The Behaviour of Moths should have been a perfect novel for me – all about the tensions in families, Gothic houses, and an unreliable narrator: tick, tick, and tick. Ginny is a lepidopterist (moth expert, in case the title doesn’t give the game away) still living in the old family mansion in her sixties. The novel centres around her younger sister’s return home after 47 years – Vivien arrives, but there are all sorts of unanswered questions and secrets between the two, which the reader hopes to disentangle…
That’s the novel in a nutshell – I won’t elaborate, partly because there are reviews all over the internet where you can read about the plot; partly because not a huge amount happens. Instead, we are left to piece together the sisters’ lives (and try to understand their parents, from the piecemeal information which emerges) as the narrative jumps back and forth from present day to their childhood and adolescence. One of the first recollections is when Vivi fell off the bell tower:
My heart leapt but Vivi must have lost her balance. I watched her trying to regain control of the toast that danced about, evading her grip like a bar of soap in the bath. For those slow seconds it seemed as if repossessing the toast was of utmost important to her and the fact that she was losing her balance didn’t register. I’ve never forgotten the terror in her eyes, staring at me, replayed a thousand times since in my nightmares, as she realised she was falling.
The fall leaves Vivi unable to have children; another catalyst for the events which unfold. And so it ambles on, with secrets gradually becoming exposed, and the relationship between the sisters coming to light.
But I was unconvinced. And not just because it was set near Crewkerne, close by where I live in Somerset – which Adams claims is in Dorset, and has a bowling alley. No, it doesn’t, Poppy, love! No, the reason I was unconvinced is because The Behaviour of Moths tries to do the unreliable narrator thing, but it all comes in a huge rush with a big twist towards the end.
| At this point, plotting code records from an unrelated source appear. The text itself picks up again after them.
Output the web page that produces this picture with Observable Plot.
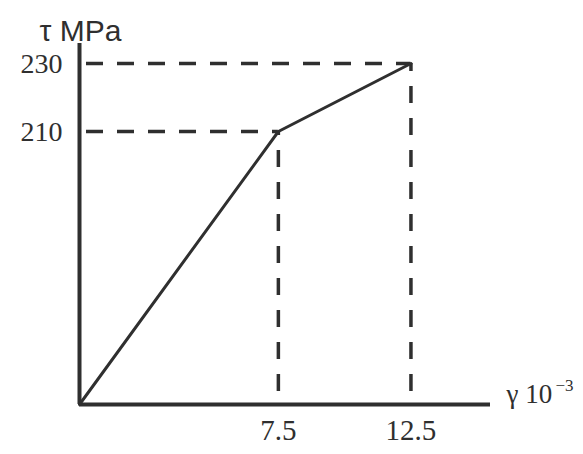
<!DOCTYPE html>
<html><head><meta charset="utf-8">
<script src="https://cdn.jsdelivr.net/npm/d3@7"></script>
<script src="https://cdn.jsdelivr.net/npm/@observablehq/plot@0.6"></script>
<style>html,body{margin:0;padding:0;background:#fff;}</style>
</head><body><div id="chart"></div>
<script>
const gamma = [0, 7.5, 12.5];
const tau = [0, 210, 230];
const xTicks = [7.5, 12.5];
const yTicks = [210, 230];
const yLabel = "τ MPa";
const xLabel = "γ 10";
const xLabelExp = "−3";

const pts = gamma.map((g, i) => ({gamma: g, tau: tau[i]}));
const corners = pts.slice(1);
const ink = "#2f2f2f";
const serif = "Liberation Serif, Times New Roman, serif";
const sans = "Liberation Sans, Arial, sans-serif";

// schematic (non-proportional) stress axis: the segment above 210 MPa is stretched
const stretch = v => v <= 210 ? v : 210 + (v - 210) * 2.615;

const chart = Plot.plot({
  width: 583, height: 454,
  marginLeft: 79, marginRight: 93, marginTop: 63, marginBottom: 50,
  x: {domain: [0, 15.5]},
  y: {transform: stretch, axis: null},
  style: {background: "#fff", color: ink},
  marks: [
    Plot.ruleY(corners, {y: "tau", x1: 0, x2: "gamma", stroke: ink, strokeWidth: 3.5, strokeDasharray: "17,14", strokeDashoffset: 24}),
    Plot.ruleX(corners, {x: "gamma", y1: 0, y2: "tau", stroke: ink, strokeWidth: 3.5, strokeDasharray: "17,15", strokeDashoffset: 19}),
    Plot.ruleX([0], {stroke: ink, strokeWidth: 4, insetTop: -20}),
    Plot.ruleY([0], {stroke: ink, strokeWidth: 4}),
    Plot.line(pts, {x: "gamma", y: "tau", stroke: ink, strokeWidth: 3}),
    Plot.axisX({ticks: xTicks, tickSize: 0, tickPadding: 15, tickFormat: d => String(d), fontSize: 29, fontFamily: serif, label: null}),
    Plot.text(yTicks, {y: d => d, text: d => String(d), frameAnchor: "left", textAnchor: "end", dx: -17, dy: 1, fontSize: 28, fontFamily: serif, fill: ink}),
    Plot.text([yLabel], {frameAnchor: "top-left", dx: -40, dy: -44, textAnchor: "start", fontSize: 30, fontFamily: sans, fill: ink}),
    Plot.text([xLabel], {frameAnchor: "bottom-right", dx: 16, dy: -2, textAnchor: "start", fontSize: 27, fontFamily: serif, fill: ink}),
    Plot.text([xLabelExp], {frameAnchor: "bottom-right", dx: 65, dy: -14, textAnchor: "start", fontSize: 17, fontFamily: serif, fill: ink})
  ]
});
document.getElementById("chart").appendChild(chart);
</script></body></html>
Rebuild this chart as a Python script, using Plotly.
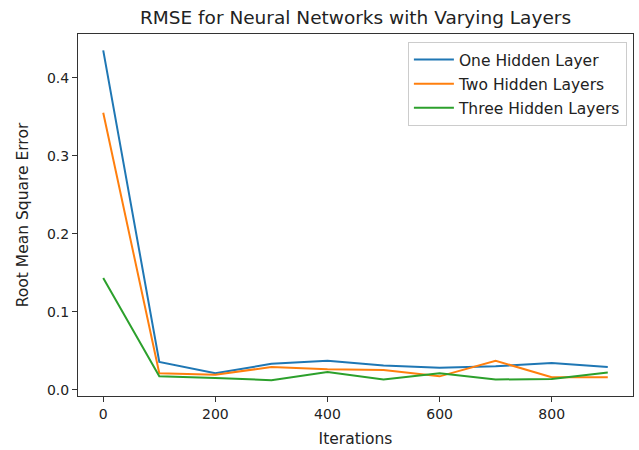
import plotly.graph_objects as go

iterations = [0, 100, 200, 300, 400, 500, 600, 700, 800, 900]
one_layer = [0.435, 0.0355, 0.021, 0.033, 0.037, 0.031, 0.028, 0.030, 0.034, 0.029]
two_layers = [0.355, 0.021, 0.019, 0.029, 0.026, 0.025, 0.017, 0.037, 0.016, 0.016]
three_layers = [0.143, 0.017, 0.015, 0.012, 0.0225, 0.013, 0.021, 0.013, 0.0135, 0.022]

series = [
    ("One Hidden Layer", one_layer, "#1f77b4"),
    ("Two Hidden Layers", two_layers, "#ff7f0e"),
    ("Three Hidden Layers", three_layers, "#2ca02c"),
]

fig = go.Figure()
for i, (name, vals, color) in enumerate(series):
    fig.add_trace(go.Scatter(x=iterations, y=vals, mode="lines", name=name,
                             legendgroup=f"g{i}",
                             line=dict(color=color, width=2)))

font = "DejaVu Sans"
txt = "#222222"
axis_common = dict(
    showgrid=False, zeroline=False, showline=True, linecolor="#333333", linewidth=1,
    mirror=True, ticks="outside", ticklen=5, tickwidth=1, tickcolor="#333333",
    tickfont=dict(family=font, size=14, color=txt),
)

fig.update_layout(
    width=639, height=450,
    margin=dict(l=78, r=6, t=34, b=54),
    paper_bgcolor="white", plot_bgcolor="white",
    font=dict(family=font, color=txt),
    title=dict(text="RMSE for Neural Networks with Varying Layers",
               font=dict(family=font, size=18.5, color=txt),
               x=0.5, xref="paper", xanchor="center",
               y=1 - 18 / 450, yref="container", yanchor="middle"),
    xaxis=dict(range=[-45, 945], tickvals=[0, 200, 400, 600, 800],
               title=dict(text="Iterations", font=dict(family=font, size=15.5, color=txt), standoff=12),
               **axis_common),
    yaxis=dict(range=[-0.0082, 0.456], tickvals=[0.0, 0.1, 0.2, 0.3, 0.4],
               tickformat=".1f",
               title=dict(text="Root Mean Square Error", font=dict(family=font, size=15.5, color=txt), standoff=14),
               **axis_common),
    legend=dict(x=0.989, y=0.978, xanchor="right", yanchor="top",
                bgcolor="rgba(255,255,255,0.8)", bordercolor="#cccccc", borderwidth=1,
                font=dict(family=font, size=15.5, color=txt),
                tracegroupgap=1, itemwidth=40),
    showlegend=True,
)
fig.update_xaxes(automargin=False)
fig.update_yaxes(automargin=False)

fig.write_html("out.html")
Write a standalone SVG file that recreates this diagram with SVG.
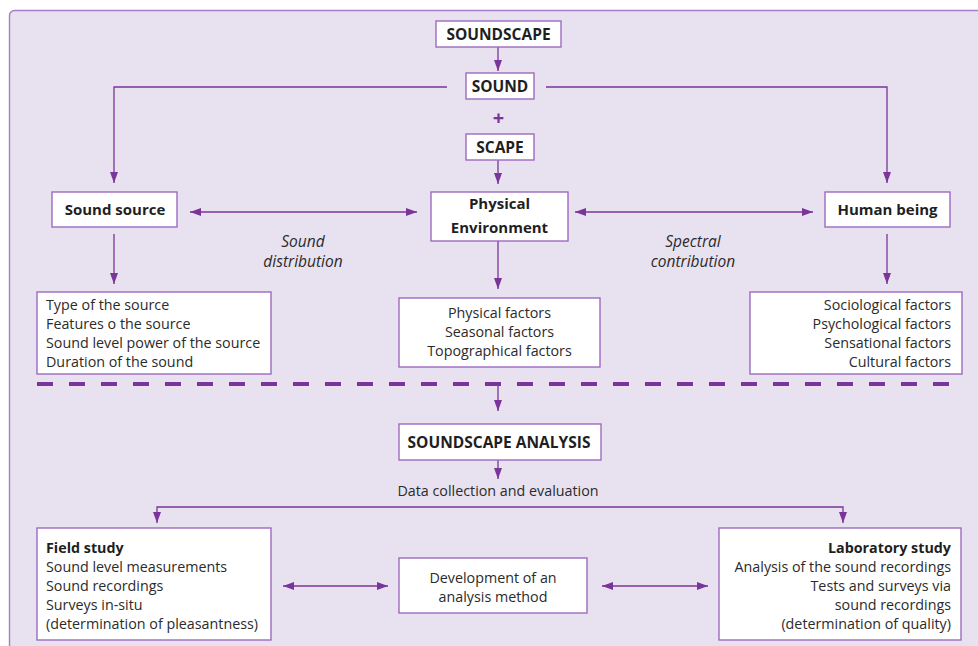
<svg xmlns="http://www.w3.org/2000/svg" width="978" height="646" viewBox="0 0 978 646">
<style>
.box{fill:#fff;stroke:#9d6ac0;stroke-width:1.4}
.ln{stroke:#7b3598;stroke-width:1.3;fill:none}
.t{font-family:"Open Sans","Noto Sans",sans-serif;font-size:14.3px;fill:#2b2b2b}
.b{font-weight:bold;fill:#1f1f1f}
.cap{font-size:15.5px}
.i{font-style:italic;font-size:15.5px}
.c{text-anchor:middle}
.r{text-anchor:end}
</style>
<defs>
<marker id="ah" viewBox="0 0 11 8" refX="11" refY="4" markerWidth="11" markerHeight="8" markerUnits="userSpaceOnUse" orient="auto-start-reverse">
<path d="M0,0 L11,4 L0,8 z" fill="#7b3598"/>
</marker>
</defs>
<rect x="0" y="0" width="978" height="646" fill="#fff"/>
<rect x="9.5" y="10.5" width="990" height="660" rx="5" fill="#e8e1f0" stroke="#a87dc8" stroke-width="1.4"/>

<g id="connectors">
<path class="ln" d="M498,47 V71" marker-end="url(#ah)"/>
<path class="ln" d="M447,87 H114 V183" marker-end="url(#ah)"/>
<path class="ln" d="M546,87 H887 V183" marker-end="url(#ah)"/>
<path class="ln" d="M498,160 V184" marker-end="url(#ah)"/>
<path class="ln" d="M190,212 H417" marker-start="url(#ah)" marker-end="url(#ah)"/>
<path class="ln" d="M575,212 H813" marker-start="url(#ah)" marker-end="url(#ah)"/>
<path class="ln" d="M114,234 V284" marker-end="url(#ah)"/>
<path class="ln" d="M498,241 V289" marker-end="url(#ah)"/>
<path class="ln" d="M887,234 V284" marker-end="url(#ah)"/>
<path d="M37,384 H962" stroke="#7b3598" stroke-width="4" stroke-dasharray="16 16" fill="none"/>
<path class="ln" d="M498,386 V411" marker-end="url(#ah)"/>
<path class="ln" d="M498,460 V479" marker-end="url(#ah)"/>
<path class="ln" d="M157,523 V507 H843 V523" marker-start="url(#ah)" marker-end="url(#ah)"/>
<path class="ln" d="M283,586 H388" marker-start="url(#ah)" marker-end="url(#ah)"/>
<path class="ln" d="M602,586 H708" marker-start="url(#ah)" marker-end="url(#ah)"/>
<text class="t c" x="498.5" y="125" style="font-size:20px;font-weight:bold;fill:#7b3598">+</text>
<text class="t i c" x="303" y="247">Sound</text>
<text class="t i c" x="303" y="267">distribution</text>
<text class="t i c" x="693" y="247">Spectral</text>
<text class="t i c" x="693" y="267">contribution</text>
<text class="t c" x="498" y="496">Data collection and evaluation</text>
</g>

<g id="soundscape">
<rect class="box" x="436" y="21" width="125" height="26"/>
<text class="t b c cap" x="498.5" y="39.5">SOUNDSCAPE</text>
</g>
<g id="sound">
<rect class="box" x="466" y="73" width="68" height="26"/>
<text class="t b c cap" x="500" y="91.5">SOUND</text>
</g>
<g id="scape">
<rect class="box" x="466" y="134" width="68" height="26"/>
<text class="t b c cap" x="500" y="152.5">SCAPE</text>
</g>
<g id="sound-source">
<rect class="box" x="52" y="192" width="125" height="35"/>
<text class="t b c" x="115" y="215" style="font-size:15px">Sound source</text>
</g>
<g id="physical-environment">
<rect class="box" x="431" y="192" width="137" height="49"/>
<text class="t b c" x="499.5" y="209" style="font-size:15px">Physical</text>
<text class="t b c" x="499.5" y="233" style="font-size:15px">Environment</text>
</g>
<g id="human-being">
<rect class="box" x="825" y="192" width="125" height="35"/>
<text class="t b c" x="887.5" y="215" style="font-size:15px">Human being</text>
</g>
<g id="source-factors">
<rect class="box" x="37" y="292" width="234" height="82"/>
<text class="t" x="46" y="310">Type of the source</text>
<text class="t" x="46" y="329">Features o the source</text>
<text class="t" x="46" y="348">Sound level power of the source</text>
<text class="t" x="46" y="367">Duration of the sound</text>
</g>
<g id="environment-factors">
<rect class="box" x="399" y="298" width="201" height="69"/>
<text class="t c" x="499.5" y="318">Physical factors</text>
<text class="t c" x="499.5" y="337">Seasonal factors</text>
<text class="t c" x="499.5" y="356">Topographical factors</text>
</g>
<g id="human-factors">
<rect class="box" x="750" y="292" width="212" height="82"/>
<text class="t r" x="951" y="310">Sociological factors</text>
<text class="t r" x="951" y="329">Psychological factors</text>
<text class="t r" x="951" y="348">Sensational factors</text>
<text class="t r" x="951" y="367">Cultural factors</text>
</g>
<g id="soundscape-analysis">
<rect class="box" x="399" y="424" width="202" height="36"/>
<text class="t b c cap" x="499" y="447.5">SOUNDSCAPE ANALYSIS</text>
</g>
<g id="field-study">
<rect class="box" x="37" y="528" width="234" height="112"/>
<text class="t b" x="46" y="553">Field study</text>
<text class="t" x="46" y="572">Sound level measurements</text>
<text class="t" x="46" y="591">Sound recordings</text>
<text class="t" x="46" y="610">Surveys in-situ</text>
<text class="t" x="46" y="629">(determination of pleasantness)</text>
</g>
<g id="development">
<rect class="box" x="399" y="558" width="188" height="55"/>
<text class="t c" x="493" y="583">Development of an</text>
<text class="t c" x="493" y="602">analysis method</text>
</g>
<g id="laboratory-study">
<rect class="box" x="719" y="528" width="242" height="112"/>
<text class="t b r" x="951" y="553">Laboratory study</text>
<text class="t r" x="951" y="572">Analysis of the sound recordings</text>
<text class="t r" x="951" y="591">Tests and surveys via</text>
<text class="t r" x="951" y="610">sound recordings</text>
<text class="t r" x="951" y="629">(determination of quality)</text>
</g>
</svg>
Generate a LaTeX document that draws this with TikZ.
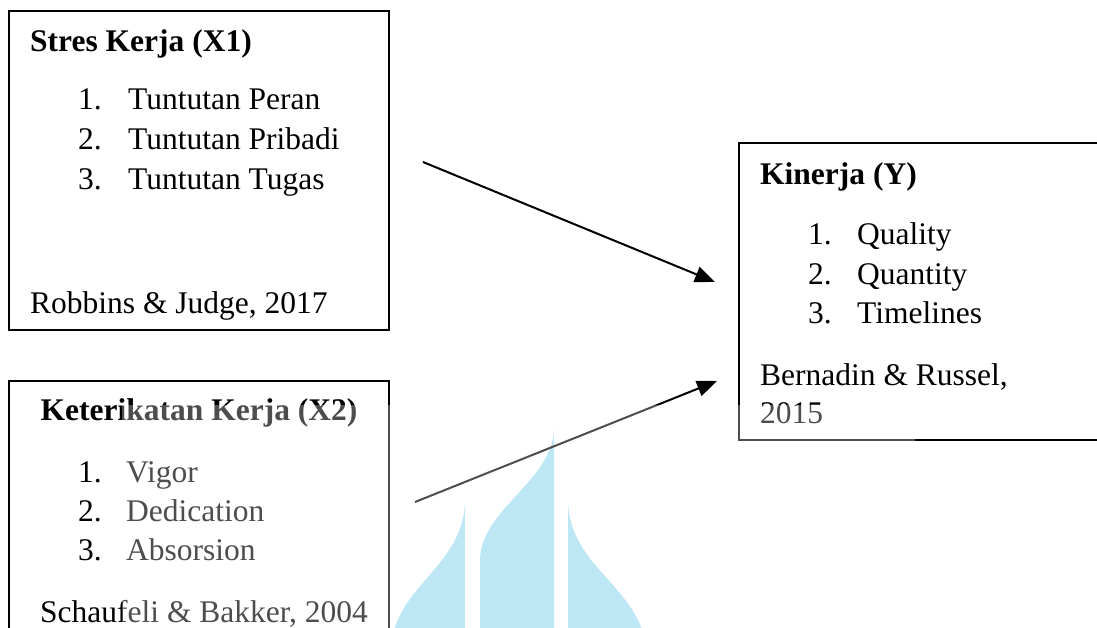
\documentclass[tikz,border=0pt]{standalone}
\usepackage{fontspec}
\setmainfont{Liberation Serif}
\usetikzlibrary{arrows.meta}
\definecolor{logoblue}{RGB}{162,221,243}
\begin{document}
\begin{tikzpicture}[x=1pt,y=-1pt,every node/.style={font=\fontsize{31.5}{40}\selectfont,inner sep=0pt,anchor=base west},box/.style={draw,line width=2pt,minimum width=380pt,inner sep=0pt,anchor=center},head/.style={font=\fontsize{31.5}{40}\selectfont\bfseries},arr/.style={line width=2pt,-{Triangle[length=20pt,width=16pt]}}]
\useasboundingbox (0,0) rectangle (1097,628);
\clip (0,0) rectangle (1097,628);
% watermark
\fill[logoblue] (554,428) -- (554,640) -- (480,640) -- (480,560) .. controls (480,510) and (554,480) .. (554,428);
\fill[logoblue] (465,503) -- (465,640) -- (392,640) .. controls (400,585) and (462,565) .. (465,503);
\fill[logoblue] (568,503) .. controls (571,565) and (633,585) .. (645,640) -- (568,640) -- cycle;
% boxes
\node[box,minimum height=319pt] (str) at (199,170.5) {};
\node[box,minimum height=339pt] (ket) at (199,550.5) {};
\node[box,minimum width=391pt,minimum height=297pt] (kin) at (934.5,291.5) {};
% Stres Kerja
\node[head] (strh) at (30,52) {Stres Kerja (X1)};
\node (str1) at (78,110) {\makebox[50pt][l]{1.}Tuntutan Peran};
\node (str2) at (78,150) {\makebox[50pt][l]{2.}Tuntutan Pribadi};
\node (str3) at (78,190) {\makebox[50pt][l]{3.}Tuntutan Tugas};
\node (strs) at (30,313) {Robbins \& Judge, 2017};
% Keterikatan Kerja
\node[head,anchor=base] (keth) at (199,420) {Keterikatan Kerja (X2)};
\node (ket1) at (78,482) {\makebox[48pt][l]{1.}Vigor};
\node (ket2) at (78,521) {\makebox[48pt][l]{2.}Dedication};
\node (ket3) at (78,560) {\makebox[48pt][l]{3.}Absorsion};
\node (kets) at (40,622) {Schaufeli \& Bakker, 2004};
% Kinerja
\node[head] (kinh) at (760,185) {Kinerja (Y)};
\node (kin1) at (808,245) {\makebox[49pt][l]{1.}Quality};
\node (kin2) at (808,284) {\makebox[49pt][l]{2.}Quantity};
\node (kin3) at (808,323) {\makebox[49pt][l]{3.}Timelines};
\node (kins) at (760,385) {Bernadin \& Russel,};
\node (kins2) at (760,423) {2015};
% arrows
\coordinate (a1) at (423,162);
\coordinate (b1) at (715,282);
\coordinate (a2) at (415,502);
\coordinate (b2) at (717,381);
\draw[arr] (a1) -- (b1);
\draw[arr] (a2) -- (b2);
\fill[white,opacity=0.3] (122,405) rectangle (915,640);
\end{tikzpicture}
\end{document}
And then you wonder quite how we were supposed to read the rest of the novel – but there weren’t enough clues laid down, and the picture isn’t properly developed. All the details about moths are doubtless engaging, but they seem to have taken the place of a coherent narrative arc.
The Behaviour of Moths has done very well, and my lack of enthusiasm for the novel won’t trouble Poppy Adams particularly, but I do wonder quite why it’s been so popular. I found the whole thing… how shall I put it… quite bland. The blurb talks about ‘Ginny’s unforgettable voice’, but that’s the problem: it wasn’t unforgettable, it was literary-fiction-by-numbers. The style is almost ubiquitous across novels of this type – and though there were Gothicky elements (especially in the depiction of the house) which impressed and set the novel a bit apart, for the most part The Behaviour of Moths was a common-or-garden specimen. Not a bad novel by any means, and passes the time adequately, but could have been so much better. I do look forward to seeing what Adams does next, but if she couldn’t win me over with a novel which has all my favourite ingredients, then I don’t hold out huge hope.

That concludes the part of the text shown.